Direction:
In your copy, reproduce the entries exactly as they are, minus the images.

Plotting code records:

□ □ □ □

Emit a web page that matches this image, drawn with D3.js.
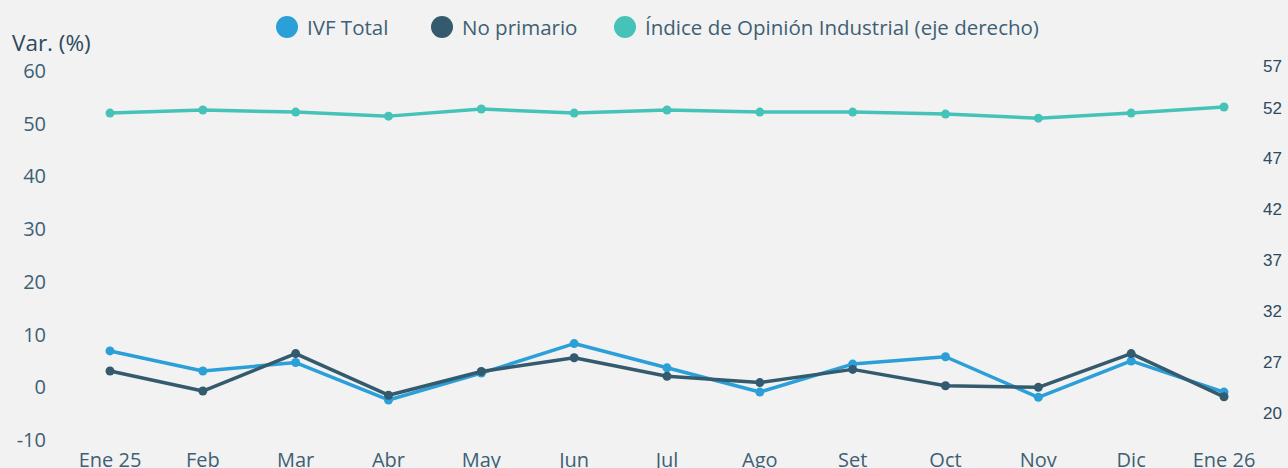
<!DOCTYPE html>
<html>
<head>
<meta charset="utf-8">
<script src="https://cdn.jsdelivr.net/npm/d3@7"></script>
<style>
  html, body { margin: 0; padding: 0; background: #f2f2f2; }
  #container { width: 1288px; height: 468px; overflow: hidden; }
</style>
</head>
<body>
<div id="container"></div>
<script>
const months = ["Ene 25", "Feb", "Mar", "Abr", "May", "Jun", "Jul", "Ago", "Set", "Oct", "Nov", "Dic", "Ene 26"];
const ivfTotal = [6.8, 3.0, 4.6, -2.5, 2.6, 8.2, 3.6, -1.0, 4.3, 5.7, -2.0, 4.9, -1.0];
const noPrimario = [3.0, -0.8, 6.3, -1.6, 2.9, 5.5, 2.0, 0.8, 3.3, 0.2, -0.1, 6.3, -1.9];
const opinionIndex = [51.5, 51.8, 51.6, 51.2, 51.9, 51.5, 51.8, 51.6, 51.6, 51.4, 51.0, 51.5, 52.1];
const leftTicks = [-10, 0, 10, 20, 30, 40, 50, 60];
const rightTicks = [20, 27, 32, 37, 42, 47, 52, 57];
const legendLabels = ["IVF Total", "No primario", "Índice de Opinión Industrial (eje derecho)"];

main();

function main() {
  const width = 1288;
  const height = 468;
  const textColor = "#3e6074";
  const colors = ["#2b9fd8", "#345a6e", "#45c3b8"];
  const font = "'Open Sans', Lato, sans-serif";

  const svg = d3
    .select("#container")
    .append("svg")
    .attr("width", width)
    .attr("height", height);
  svg.append("rect").attr("width", width).attr("height", height).attr("fill", "#f2f2f2");

  const scaleX = d3.scalePoint().domain(months).range([110, 1224]);
  const scaleY = d3.scaleLinear().domain([-10, 60]).range([439.5, 70.5]);
  // right axis: fitted to the middle labels (52 -> 108, 27 -> 362)
  const scaleY2 = d3.scaleLinear().domain([20, 57]).range([108 + 32 * 10.16, 108 - 5 * 10.16]);

  // left axis labels
  svg
    .append("g")
    .selectAll("text")
    .data(leftTicks)
    .join("text")
    .attr("x", 46)
    .attr("y", (d) => scaleY(d))
    .attr("text-anchor", "end")
    .attr("dominant-baseline", "central")
    .attr("font-family", font)
    .attr("font-size", 20)
    .attr("fill", textColor)
    .text((d) => d);

  svg
    .append("text")
    .attr("x", 12)
    .attr("y", 51)
    .attr("font-family", font)
    .attr("font-size", 22.5)
    .attr("fill", "#2c4a5c")
    .text("Var. (%)");

  // right axis labels (kept inside the plot band)
  svg
    .append("g")
    .selectAll("text")
    .data(rightTicks)
    .join("text")
    .attr("x", 1263)
    .attr("y", (d) => Math.max(66, Math.min(413, scaleY2(d))))
    .attr("dominant-baseline", "central")
    .attr("font-family", "'Liberation Sans', Arial, sans-serif")
    .attr("font-size", 17)
    .attr("fill", "#2d4a5e")
    .text((d) => d);

  // x labels
  svg
    .append("g")
    .selectAll("text")
    .data(months)
    .join("text")
    .attr("x", (d) => scaleX(d))
    .attr("y", 467)
    .attr("text-anchor", "middle")
    .attr("font-family", font)
    .attr("font-size", 20)
    .attr("fill", textColor)
    .text((d) => d);

  const series = [
    { values: opinionIndex, scale: scaleY2, color: colors[2] },
    { values: ivfTotal, scale: scaleY, color: colors[0] },
    { values: noPrimario, scale: scaleY, color: colors[1] },
  ];

  series.forEach((s) => {
    const line = d3
      .line()
      .x((d, i) => scaleX(months[i]))
      .y((d) => s.scale(d));
    const g = svg.append("g");
    g.append("path")
      .attr("d", line(s.values))
      .attr("fill", "none")
      .attr("stroke", s.color)
      .attr("stroke-width", 3.5)
      .attr("stroke-linejoin", "round");
    g.selectAll("circle")
      .data(s.values)
      .join("circle")
      .attr("cx", (d, i) => scaleX(months[i]))
      .attr("cy", (d) => s.scale(d))
      .attr("r", 4.5)
      .attr("fill", s.color);
  });

  // legend
  const legendX = [287, 442, 625];
  const legend = svg
    .append("g")
    .selectAll("g")
    .data(legendLabels)
    .join("g")
    .attr("transform", (d, i) => `translate(${legendX[i]}, 27)`);
  legend
    .append("circle")
    .attr("r", 11)
    .attr("fill", (d, i) => colors[i]);
  legend
    .append("text")
    .attr("x", 20)
    .attr("dominant-baseline", "central")
    .attr("font-family", font)
    .attr("font-size", 20.5)
    .attr("fill", textColor)
    .text((d) => d);
}
</script>
</body>
</html>
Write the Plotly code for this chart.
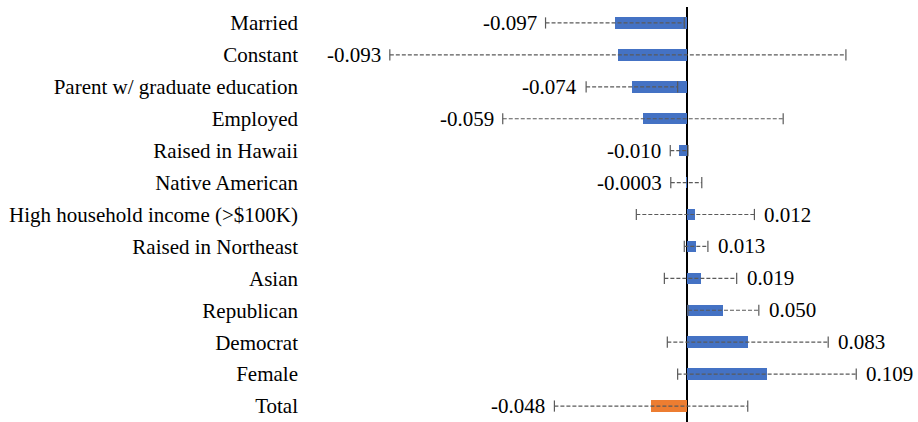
import plotly.graph_objects as go

# Regression coefficients with their margins of error
categories = [
    "Married", "Constant", "Parent w/ graduate education", "Employed",
    "Raised in Hawaii", "Native American", "High household income (>$100K)",
    "Raised in Northeast", "Asian", "Republican", "Democrat", "Female", "Total",
]
coef_labels = [
    "-0.097", "-0.093", "-0.074", "-0.059", "-0.010", "-0.0003", "0.012",
    "0.013", "0.019", "0.050", "0.083", "0.109", "-0.048",
]
coefficients = [float(s) for s in coef_labels]
margins = [0.094, 0.309, 0.062, 0.190, 0.012, 0.021, 0.080,
           0.016, 0.049, 0.048, 0.109, 0.121, 0.131]

BLUE = "#4472C4"
ORANGE = "#ED7D31"
ERR = "#5a5a5a"
FONT = "Liberation Serif"

bar_colors = [ORANGE if c == "Total" else BLUE for c in categories]

W, H = 918, 422
ML, MR, MT, MB = 305, 6, 7, 0
ZERO_PX = 686.5
PX_PER_UNIT = 738.0
x_range = [(ML - ZERO_PX) / PX_PER_UNIT, (W - MR - ZERO_PX) / PX_PER_UNIT]

fig = go.Figure()

fig.add_trace(go.Bar(
    y=categories, x=coefficients, orientation="h",
    marker=dict(color=bar_colors, line=dict(width=0)),
    width=0.36, showlegend=False, hoverinfo="x+y",
))

# dashed confidence intervals with end caps
ex, ey = [], []
for cat, c, m in zip(categories, coefficients, margins):
    ex += [c - m, c + m, None]
    ey += [cat, cat, None]
fig.add_trace(go.Scatter(
    x=ex, y=ey, mode="lines+markers",
    line=dict(color=ERR, width=1.2, dash="4px,2px"),
    marker=dict(symbol="line-ns", size=8, line=dict(color=ERR, width=1.2)),
    showlegend=False, hoverinfo="skip", cliponaxis=False,
))

# value labels just beyond the interval end on the side of the sign
for cat, c, m, lab in zip(categories, coefficients, margins, coef_labels):
    if c < 0:
        fig.add_annotation(x=c - m, y=cat, text=lab, showarrow=False,
                           xanchor="right", xshift=-7,
                           font=dict(family=FONT, size=21, color="black"))
    else:
        fig.add_annotation(x=c + m, y=cat, text=lab, showarrow=False,
                           xanchor="left", xshift=8,
                           font=dict(family=FONT, size=21, color="black"))

fig.update_layout(
    width=W, height=H,
    margin=dict(l=ML, r=MR, t=MT, b=MB),
    paper_bgcolor="white", plot_bgcolor="white",
    font=dict(family=FONT, size=21, color="black"),
    bargap=0,
    xaxis=dict(range=x_range, showgrid=False, showticklabels=False,
               zeroline=True, zerolinecolor="black", zerolinewidth=2,
               showline=False, ticks=""),
    yaxis=dict(categoryorder="array", categoryarray=categories,
               range=[len(categories) - 0.5, -0.5],
               showgrid=False, zeroline=False, showline=False, ticks="",
               ticklabelstandoff=6,
               tickfont=dict(family=FONT, size=21, color="black")),
)

fig.write_html("out.html")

□ □ □ □

Expected answer:
Emit a web page that matches this image, drawn with D3.js.
<!DOCTYPE html>
<html>
<head>
<meta charset="utf-8">
<script src="https://cdn.jsdelivr.net/npm/d3@7"></script>
<style>
  html, body { margin: 0; padding: 0; background: #f2f2f2; }
  #container { width: 1288px; height: 468px; overflow: hidden; }
</style>
</head>
<body>
<div id="container"></div>
<script>
const months = ["Ene 25", "Feb", "Mar", "Abr", "May", "Jun", "Jul", "Ago", "Set", "Oct", "Nov", "Dic", "Ene 26"];
const ivfTotal = [6.8, 3.0, 4.6, -2.5, 2.6, 8.2, 3.6, -1.0, 4.3, 5.7, -2.0, 4.9, -1.0];
const noPrimario = [3.0, -0.8, 6.3, -1.6, 2.9, 5.5, 2.0, 0.8, 3.3, 0.2, -0.1, 6.3, -1.9];
const opinionIndex = [51.5, 51.8, 51.6, 51.2, 51.9, 51.5, 51.8, 51.6, 51.6, 51.4, 51.0, 51.5, 52.1];
const leftTicks = [-10, 0, 10, 20, 30, 40, 50, 60];
const rightTicks = [20, 27, 32, 37, 42, 47, 52, 57];
const legendLabels = ["IVF Total", "No primario", "Índice de Opinión Industrial (eje derecho)"];

main();

function main() {
  const width = 1288;
  const height = 468;
  const textColor = "#3e6074";
  const colors = ["#2b9fd8", "#345a6e", "#45c3b8"];
  const font = "'Open Sans', Lato, sans-serif";

  const svg = d3
    .select("#container")
    .append("svg")
    .attr("width", width)
    .attr("height", height);
  svg.append("rect").attr("width", width).attr("height", height).attr("fill", "#f2f2f2");

  const scaleX = d3.scalePoint().domain(months).range([110, 1224]);
  const scaleY = d3.scaleLinear().domain([-10, 60]).range([439.5, 70.5]);
  // right axis: fitted to the middle labels (52 -> 108, 27 -> 362)
  const scaleY2 = d3.scaleLinear().domain([20, 57]).range([108 + 32 * 10.16, 108 - 5 * 10.16]);

  // left axis labels
  svg
    .append("g")
    .selectAll("text")
    .data(leftTicks)
    .join("text")
    .attr("x", 46)
    .attr("y", (d) => scaleY(d))
    .attr("text-anchor", "end")
    .attr("dominant-baseline", "central")
    .attr("font-family", font)
    .attr("font-size", 20)
    .attr("fill", textColor)
    .text((d) => d);

  svg
    .append("text")
    .attr("x", 12)
    .attr("y", 51)
    .attr("font-family", font)
    .attr("font-size", 22.5)
    .attr("fill", "#2c4a5c")
    .text("Var. (%)");

  // right axis labels (kept inside the plot band)
  svg
    .append("g")
    .selectAll("text")
    .data(rightTicks)
    .join("text")
    .attr("x", 1263)
    .attr("y", (d) => Math.max(66, Math.min(413, scaleY2(d))))
    .attr("dominant-baseline", "central")
    .attr("font-family", "'Liberation Sans', Arial, sans-serif")
    .attr("font-size", 17)
    .attr("fill", "#2d4a5e")
    .text((d) => d);

  // x labels
  svg
    .append("g")
    .selectAll("text")
    .data(months)
    .join("text")
    .attr("x", (d) => scaleX(d))
    .attr("y", 467)
    .attr("text-anchor", "middle")
    .attr("font-family", font)
    .attr("font-size", 20)
    .attr("fill", textColor)
    .text((d) => d);

  const series = [
    { values: opinionIndex, scale: scaleY2, color: colors[2] },
    { values: ivfTotal, scale: scaleY, color: colors[0] },
    { values: noPrimario, scale: scaleY, color: colors[1] },
  ];

  series.forEach((s) => {
    const line = d3
      .line()
      .x((d, i) => scaleX(months[i]))
      .y((d) => s.scale(d));
    const g = svg.append("g");
    g.append("path")
      .attr("d", line(s.values))
      .attr("fill", "none")
      .attr("stroke", s.color)
      .attr("stroke-width", 3.5)
      .attr("stroke-linejoin", "round");
    g.selectAll("circle")
      .data(s.values)
      .join("circle")
      .attr("cx", (d, i) => scaleX(months[i]))
      .attr("cy", (d) => s.scale(d))
      .attr("r", 4.5)
      .attr("fill", s.color);
  });

  // legend
  const legendX = [287, 442, 625];
  const legend = svg
    .append("g")
    .selectAll("g")
    .data(legendLabels)
    .join("g")
    .attr("transform", (d, i) => `translate(${legendX[i]}, 27)`);
  legend
    .append("circle")
    .attr("r", 11)
    .attr("fill", (d, i) => colors[i]);
  legend
    .append("text")
    .attr("x", 20)
    .attr("dominant-baseline", "central")
    .attr("font-family", font)
    .attr("font-size", 20.5)
    .attr("fill", textColor)
    .text((d) => d);
}
</script>
</body>
</html>
Write the Plotly code for this chart.
import plotly.graph_objects as go

# Regression coefficients with their margins of error
categories = [
    "Married", "Constant", "Parent w/ graduate education", "Employed",
    "Raised in Hawaii", "Native American", "High household income (>$100K)",
    "Raised in Northeast", "Asian", "Republican", "Democrat", "Female", "Total",
]
coef_labels = [
    "-0.097", "-0.093", "-0.074", "-0.059", "-0.010", "-0.0003", "0.012",
    "0.013", "0.019", "0.050", "0.083", "0.109", "-0.048",
]
coefficients = [float(s) for s in coef_labels]
margins = [0.094, 0.309, 0.062, 0.190, 0.012, 0.021, 0.080,
           0.016, 0.049, 0.048, 0.109, 0.121, 0.131]

BLUE = "#4472C4"
ORANGE = "#ED7D31"
ERR = "#5a5a5a"
FONT = "Liberation Serif"

bar_colors = [ORANGE if c == "Total" else BLUE for c in categories]

W, H = 918, 422
ML, MR, MT, MB = 305, 6, 7, 0
ZERO_PX = 686.5
PX_PER_UNIT = 738.0
x_range = [(ML - ZERO_PX) / PX_PER_UNIT, (W - MR - ZERO_PX) / PX_PER_UNIT]

fig = go.Figure()

fig.add_trace(go.Bar(
    y=categories, x=coefficients, orientation="h",
    marker=dict(color=bar_colors, line=dict(width=0)),
    width=0.36, showlegend=False, hoverinfo="x+y",
))

# dashed confidence intervals with end caps
ex, ey = [], []
for cat, c, m in zip(categories, coefficients, margins):
    ex += [c - m, c + m, None]
    ey += [cat, cat, None]
fig.add_trace(go.Scatter(
    x=ex, y=ey, mode="lines+markers",
    line=dict(color=ERR, width=1.2, dash="4px,2px"),
    marker=dict(symbol="line-ns", size=8, line=dict(color=ERR, width=1.2)),
    showlegend=False, hoverinfo="skip", cliponaxis=False,
))

# value labels just beyond the interval end on the side of the sign
for cat, c, m, lab in zip(categories, coefficients, margins, coef_labels):
    if c < 0:
        fig.add_annotation(x=c - m, y=cat, text=lab, showarrow=False,
                           xanchor="right", xshift=-7,
                           font=dict(family=FONT, size=21, color="black"))
    else:
        fig.add_annotation(x=c + m, y=cat, text=lab, showarrow=False,
                           xanchor="left", xshift=8,
                           font=dict(family=FONT, size=21, color="black"))

fig.update_layout(
    width=W, height=H,
    margin=dict(l=ML, r=MR, t=MT, b=MB),
    paper_bgcolor="white", plot_bgcolor="white",
    font=dict(family=FONT, size=21, color="black"),
    bargap=0,
    xaxis=dict(range=x_range, showgrid=False, showticklabels=False,
               zeroline=True, zerolinecolor="black", zerolinewidth=2,
               showline=False, ticks=""),
    yaxis=dict(categoryorder="array", categoryarray=categories,
               range=[len(categories) - 0.5, -0.5],
               showgrid=False, zeroline=False, showline=False, ticks="",
               ticklabelstandoff=6,
               tickfont=dict(family=FONT, size=21, color="black")),
)

fig.write_html("out.html")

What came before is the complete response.